Наш фильм назывался «Прощай, Буэнос-Айрес», снимали его на пленку «Техниколор», бывшую тогда новшеством. Сюжет фильма повторялся потом почти во всех фильмах с участием Софии Салвадор: миловидная пышногрудая американка отправляется за границу, знакомится с мужчиной своей мечты, ссорится с ним, но в финале они падают друг другу в объятия. Действие разыгрывается на круизных лайнерах, на ипподромах, в лобби отелей и дорогих ночных клубах. В этих-то клубах и появляются София Салвадор и «Голубая Луна».
Действие по сюжету должно было происходить в столице Аргентины, однако на самом деле «Прощай, Буэнос-Айрес» снимали в калифорнийских кинопавильонах. В настоящем Буэнос-Айресе ездили автомобили, по широким тротуарам и в парках прогуливались дорого одетые мужчины в костюмах, сшитых на лондонской Сэвил-роу. А в фильме Буэнос-Айрес представал провинциальным городком, смахивающим на гасиенду. «Фокс» выстроила целый ночной клуб, выкрашенный белым, прибавила громадные греческие колонны и повесила голубой занавес с намалеванными звездами. На фальшивой сцене крестики из черной липкой ленты указывали, где Граса и ребята должны стоять, исполняя две наши самые популярные песни, «Девушка из Баии» и «У нее – есть! У меня – нет!». Мы ожидали, что съемки не будут отличаться от выступления в «Урке», за исключением, конечно, камер.
В шесть тридцать утра Граса, мальчики и я были на съемочной площадке; кофе мы пили как воду. Площадка оказалась закрытым душным ангаром. Два десятка стационарных вентиляторов работали на полную мощность, но в помещении все равно стояла духота. Вокруг сцены установили три огромные черные камеры на металлических подставках – одна в центре и две по краям. На столбах-лестницах крепились большие прожекторы, заливавшие сцену светом, отчего белый фон резал глаза. Перед самыми съемками по павильону забегали рабочие, выключая вентиляторы.

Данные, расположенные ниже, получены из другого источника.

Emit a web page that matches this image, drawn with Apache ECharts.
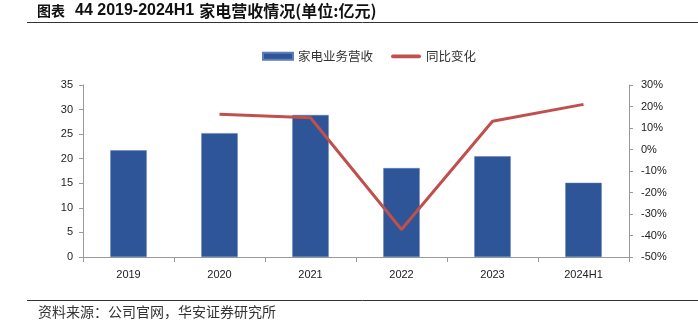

У Грасы и ребят роль была эпизодическая, не стоящая ресурсов «Фокс», то есть своими прическами и гримом они занимались сами, то же самое касалось одежды: мальчики были в смокингах, а Граса – в своем красном платье «под байяну», с открытыми плечами и широкой юбкой с разрезом впереди, открывающим ноги. Черные, коротко стриженные волосы, кроваво-красная помада, в ушах качаются массивные серьги.
По знаку режиссера Граса направилась к отмеченному для нее на сцене месту, ее огромные платформы громко стучали по деревянному полу.
– Стоп! – взревел режиссер. – Лео! Наклей, что ли, войлок ей на подошвы. Топочет, как кобыла.
После того как костюмер вернул ей туфли, Граса и мальчики снова получили указание пройти к своим меткам. Настала тишина. Затрещала камера.
Если не считать съемочной группы, клуб был пуст. Здесь не сновали официантки. Не позванивали бокалы, не стелился бархатистый сигаретный дым. Никто не смеялся, не переговаривался. Не аплодировал. Но Грасе надо было делать вид, что все это есть. Надо было улыбаться и изображать, что на нее смотрят сотни людей. Погрозить пальцем воображаемому мужчине в первом ряду и подмигнуть его даме. К концу первой песни Граса стояла на краю сцены, ее грудь вздымалась и опадала, над губой блестели капли пота.